LOW TOME 2 : OPTIMISME DE SURFACE

Stel Caine est d'un optimisme à toute épreuve. Elle est peut-être la dernière à penser qu'il est encore possible de sauver le monde, alors que depuis des siècles tous les habitants de la Terre vivent dans les profondeurs des océans, et que plus personne n'est jamais remonté à la surface, rendue inhabitable par notre soleil mourant. Des sondes ont été envoyé dans l'espace, à la recherche d'une planète à coloniser, mais cela fait bien longtemps et tout espoir semble avoir été abandonné. Jusqu'au jour où l'une d'entre elles est revenue de son périple, avec peut-être de bonnes nouvelles pour l'humanité. Le voyage de Stel vers la surface n'a pas été sans heurts, elle a ainsi perdu son fils Marik, qui a succombé lors de jeux violents dans la mythique "troisième cité". Mais au passage elle a pu également retrouver ses filles, kidnappées durant l'enfance, et bénéficier d'une aide précieuse en la personne de Zem et Mertali, qui autrefois luttaient dans l'arène aux côtés de Marik. Même l'optimisme le plus forcené finit par être ébréché lorsque les événements s'accumulent, et que le quotidien et immergé dans la tristesse et le désespoir. Si des personnages comme Zem ont un passé vraiment peu glorieux et trouvent l'inspiration dans notre héroïne et son fils défunt, pour changer et devenir quelqu'un de meilleur, Stel elle-même a de plus en plus de mal à garder le cap et les rencontres sous-marines n'arrangent pas les choses, avec tout à coup des vampires au pouvoir psychique, capable de faire miroiter aux victimes les instants les plus agréables de leurs vies, afin de mieux boire leur sang. Noir c'est noir, comme le chante un célèbre rocker national, et Rick Remender continue de dresser tant d'embûches devant ses personnages qu'on les admire à les voir rester debout, contre vents et marées. 

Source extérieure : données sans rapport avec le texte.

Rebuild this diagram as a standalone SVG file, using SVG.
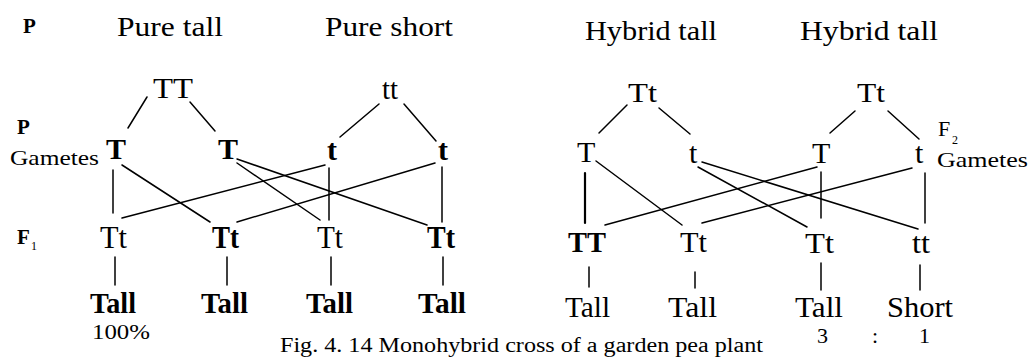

Entendons nous bien, nous sommes toujours ici face à une oeuvre magistrale et fantasmagorique. La richesse de l'univers mis sur pieds par Remender se dévoile strate après strate, et se permet le luxe de prendre des sentiers de traverse, où de dérouler le récit selon un rythme et une logique pas forcément attendus. Ainsi ce second volume s'ouvre avec Della, une des filles de Stel, qui a fait du chemin depuis son enlèvement. Elle est désormais ministre de la pensée, et sa tâche consiste principalement à lutter et réprimer toute manifestation d'espoir, et toute velléité artistique. L'art est une arme de destruction massive, nous le savons bien, et dans cet univers à genoux, c'est bien sûr l'état qui assure le contenu et les orientations des pensées du peuple. Et là on se dit que Greg Tocchini s'approche du génie pur et simple. Les cases sont pour la plupart magnifiques, foisonnantes de détails, mériteraient un agrandissement A4 chacune pour être appréciées à leur juste valeur. Décors superbes, corps admirablement surlignés comme dans les deux dernières planches qui prétendent à la perfection, mais aussi de l'action, du dynamisme, le tout restant fort lisible, et mis en couleurs avec une maestria bluffante par le dessinateur lui même (qui laisse la main pour les trois numéros suivants, d'ailleurs légèrement en dessous sur ce plan). Low est une série qui n'a rien de très accessible pour le lecteur occasionnel, qui se contenterait de feuilleter les pages avec un regard distrait, où préférerait se gaver de héros identifiables et identifiés, routine rassurante qui nous saisit tous, à un moment donné. Non, Low est un titre qui exige engagement, empathie, et en échange fournit de l'émerveillement d'une page à l'autre. Il y a tant à dire et à y voir que nous sommes souvent au bord de l'overdose d'informations, mais c'est d'une beauté plastique et thématique fortes, et donc proprement indispensable.